▶ **WORK TO BE COMPLETED**
All entries must be repeated exactly; do not include the pictures.

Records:
Start

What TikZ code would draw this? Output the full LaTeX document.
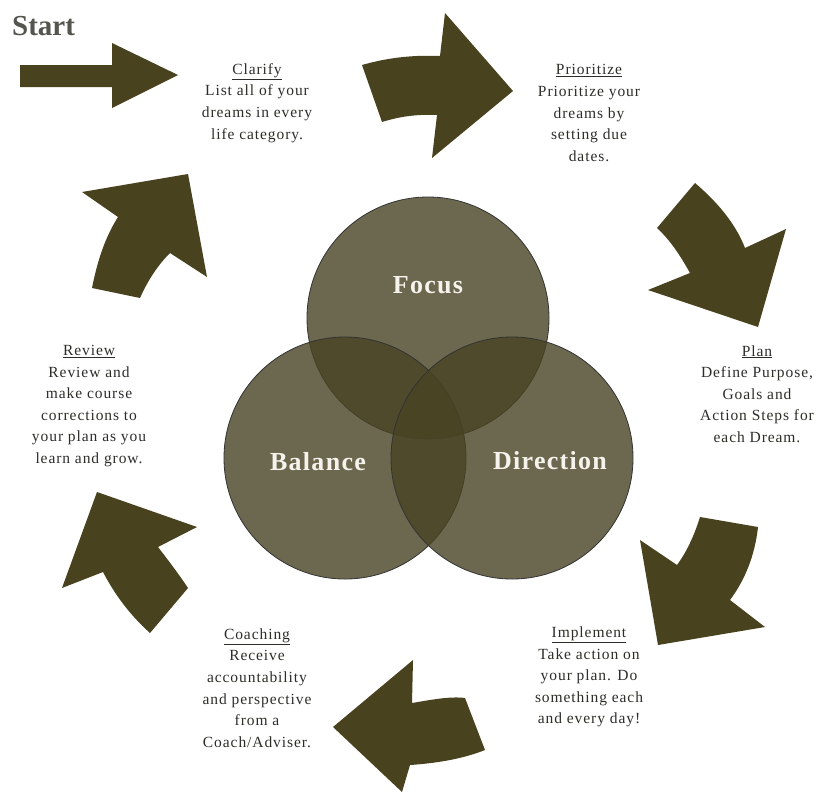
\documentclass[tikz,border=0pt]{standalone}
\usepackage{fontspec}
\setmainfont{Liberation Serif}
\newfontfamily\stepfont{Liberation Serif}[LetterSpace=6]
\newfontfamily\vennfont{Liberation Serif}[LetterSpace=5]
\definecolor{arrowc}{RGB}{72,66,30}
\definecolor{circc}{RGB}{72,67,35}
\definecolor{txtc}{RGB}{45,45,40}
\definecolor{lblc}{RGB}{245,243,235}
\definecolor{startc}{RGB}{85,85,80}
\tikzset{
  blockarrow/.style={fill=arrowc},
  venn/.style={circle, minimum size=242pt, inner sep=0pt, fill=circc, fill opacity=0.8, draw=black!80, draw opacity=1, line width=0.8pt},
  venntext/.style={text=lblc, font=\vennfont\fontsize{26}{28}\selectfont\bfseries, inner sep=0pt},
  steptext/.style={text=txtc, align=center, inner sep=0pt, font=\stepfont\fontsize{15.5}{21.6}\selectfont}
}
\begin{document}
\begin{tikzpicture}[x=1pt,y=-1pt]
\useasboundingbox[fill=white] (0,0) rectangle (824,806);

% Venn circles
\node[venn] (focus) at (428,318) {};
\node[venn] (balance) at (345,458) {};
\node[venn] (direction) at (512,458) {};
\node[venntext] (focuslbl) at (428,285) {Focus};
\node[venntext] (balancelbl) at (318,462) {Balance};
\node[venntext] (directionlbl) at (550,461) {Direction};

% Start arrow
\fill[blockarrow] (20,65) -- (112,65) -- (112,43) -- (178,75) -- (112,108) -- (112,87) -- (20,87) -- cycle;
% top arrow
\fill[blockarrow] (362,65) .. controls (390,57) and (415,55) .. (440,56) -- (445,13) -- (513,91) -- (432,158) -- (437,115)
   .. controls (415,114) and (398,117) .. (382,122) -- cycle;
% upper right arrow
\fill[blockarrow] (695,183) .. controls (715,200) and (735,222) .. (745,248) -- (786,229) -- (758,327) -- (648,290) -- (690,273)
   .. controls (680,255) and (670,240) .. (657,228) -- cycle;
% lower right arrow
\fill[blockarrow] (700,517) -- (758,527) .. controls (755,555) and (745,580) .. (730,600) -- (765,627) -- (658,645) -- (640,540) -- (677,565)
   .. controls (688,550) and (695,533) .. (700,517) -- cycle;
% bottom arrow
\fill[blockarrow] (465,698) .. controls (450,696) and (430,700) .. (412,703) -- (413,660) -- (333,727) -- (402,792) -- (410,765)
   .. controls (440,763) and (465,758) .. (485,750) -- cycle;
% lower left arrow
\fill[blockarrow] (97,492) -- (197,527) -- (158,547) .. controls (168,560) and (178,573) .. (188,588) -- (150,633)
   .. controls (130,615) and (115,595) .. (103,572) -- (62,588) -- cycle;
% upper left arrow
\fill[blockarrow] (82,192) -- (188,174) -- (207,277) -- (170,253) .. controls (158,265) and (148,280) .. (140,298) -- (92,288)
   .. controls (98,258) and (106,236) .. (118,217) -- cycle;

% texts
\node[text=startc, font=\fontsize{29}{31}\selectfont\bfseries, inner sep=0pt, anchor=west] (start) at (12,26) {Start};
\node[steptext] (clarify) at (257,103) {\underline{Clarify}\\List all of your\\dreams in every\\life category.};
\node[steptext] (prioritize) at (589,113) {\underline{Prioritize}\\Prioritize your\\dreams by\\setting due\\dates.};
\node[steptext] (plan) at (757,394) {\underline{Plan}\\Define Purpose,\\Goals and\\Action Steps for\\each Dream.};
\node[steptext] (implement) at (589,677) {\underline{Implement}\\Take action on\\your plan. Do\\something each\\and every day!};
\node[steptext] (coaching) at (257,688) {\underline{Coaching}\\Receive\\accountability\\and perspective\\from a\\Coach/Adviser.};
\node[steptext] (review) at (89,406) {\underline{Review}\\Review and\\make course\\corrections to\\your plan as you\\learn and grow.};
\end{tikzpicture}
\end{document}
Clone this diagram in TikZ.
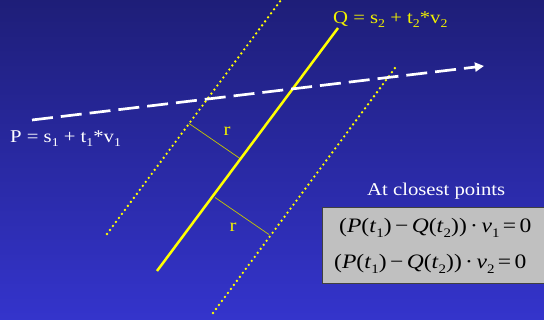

End

▶ **RESULT FOR THIS EXERCISE**
What TikZ code would draw this? Output the full LaTeX document.
\documentclass[tikz,border=0pt]{standalone}
\usepackage{fontspec}
\setmainfont{Liberation Serif}
\newfontfamily\stepfont{Liberation Serif}[LetterSpace=6]
\newfontfamily\vennfont{Liberation Serif}[LetterSpace=5]
\definecolor{arrowc}{RGB}{72,66,30}
\definecolor{circc}{RGB}{72,67,35}
\definecolor{txtc}{RGB}{45,45,40}
\definecolor{lblc}{RGB}{245,243,235}
\definecolor{startc}{RGB}{85,85,80}
\tikzset{
  blockarrow/.style={fill=arrowc},
  venn/.style={circle, minimum size=242pt, inner sep=0pt, fill=circc, fill opacity=0.8, draw=black!80, draw opacity=1, line width=0.8pt},
  venntext/.style={text=lblc, font=\vennfont\fontsize{26}{28}\selectfont\bfseries, inner sep=0pt},
  steptext/.style={text=txtc, align=center, inner sep=0pt, font=\stepfont\fontsize{15.5}{21.6}\selectfont}
}
\begin{document}
\begin{tikzpicture}[x=1pt,y=-1pt]
\useasboundingbox[fill=white] (0,0) rectangle (824,806);

% Venn circles
\node[venn] (focus) at (428,318) {};
\node[venn] (balance) at (345,458) {};
\node[venn] (direction) at (512,458) {};
\node[venntext] (focuslbl) at (428,285) {Focus};
\node[venntext] (balancelbl) at (318,462) {Balance};
\node[venntext] (directionlbl) at (550,461) {Direction};

% Start arrow
\fill[blockarrow] (20,65) -- (112,65) -- (112,43) -- (178,75) -- (112,108) -- (112,87) -- (20,87) -- cycle;
% top arrow
\fill[blockarrow] (362,65) .. controls (390,57) and (415,55) .. (440,56) -- (445,13) -- (513,91) -- (432,158) -- (437,115)
   .. controls (415,114) and (398,117) .. (382,122) -- cycle;
% upper right arrow
\fill[blockarrow] (695,183) .. controls (715,200) and (735,222) .. (745,248) -- (786,229) -- (758,327) -- (648,290) -- (690,273)
   .. controls (680,255) and (670,240) .. (657,228) -- cycle;
% lower right arrow
\fill[blockarrow] (700,517) -- (758,527) .. controls (755,555) and (745,580) .. (730,600) -- (765,627) -- (658,645) -- (640,540) -- (677,565)
   .. controls (688,550) and (695,533) .. (700,517) -- cycle;
% bottom arrow
\fill[blockarrow] (465,698) .. controls (450,696) and (430,700) .. (412,703) -- (413,660) -- (333,727) -- (402,792) -- (410,765)
   .. controls (440,763) and (465,758) .. (485,750) -- cycle;
% lower left arrow
\fill[blockarrow] (97,492) -- (197,527) -- (158,547) .. controls (168,560) and (178,573) .. (188,588) -- (150,633)
   .. controls (130,615) and (115,595) .. (103,572) -- (62,588) -- cycle;
% upper left arrow
\fill[blockarrow] (82,192) -- (188,174) -- (207,277) -- (170,253) .. controls (158,265) and (148,280) .. (140,298) -- (92,288)
   .. controls (98,258) and (106,236) .. (118,217) -- cycle;

% texts
\node[text=startc, font=\fontsize{29}{31}\selectfont\bfseries, inner sep=0pt, anchor=west] (start) at (12,26) {Start};
\node[steptext] (clarify) at (257,103) {\underline{Clarify}\\List all of your\\dreams in every\\life category.};
\node[steptext] (prioritize) at (589,113) {\underline{Prioritize}\\Prioritize your\\dreams by\\setting due\\dates.};
\node[steptext] (plan) at (757,394) {\underline{Plan}\\Define Purpose,\\Goals and\\Action Steps for\\each Dream.};
\node[steptext] (implement) at (589,677) {\underline{Implement}\\Take action on\\your plan. Do\\something each\\and every day!};
\node[steptext] (coaching) at (257,688) {\underline{Coaching}\\Receive\\accountability\\and perspective\\from a\\Coach/Adviser.};
\node[steptext] (review) at (89,406) {\underline{Review}\\Review and\\make course\\corrections to\\your plan as you\\learn and grow.};
\end{tikzpicture}
\end{document}
Clone this diagram in TikZ.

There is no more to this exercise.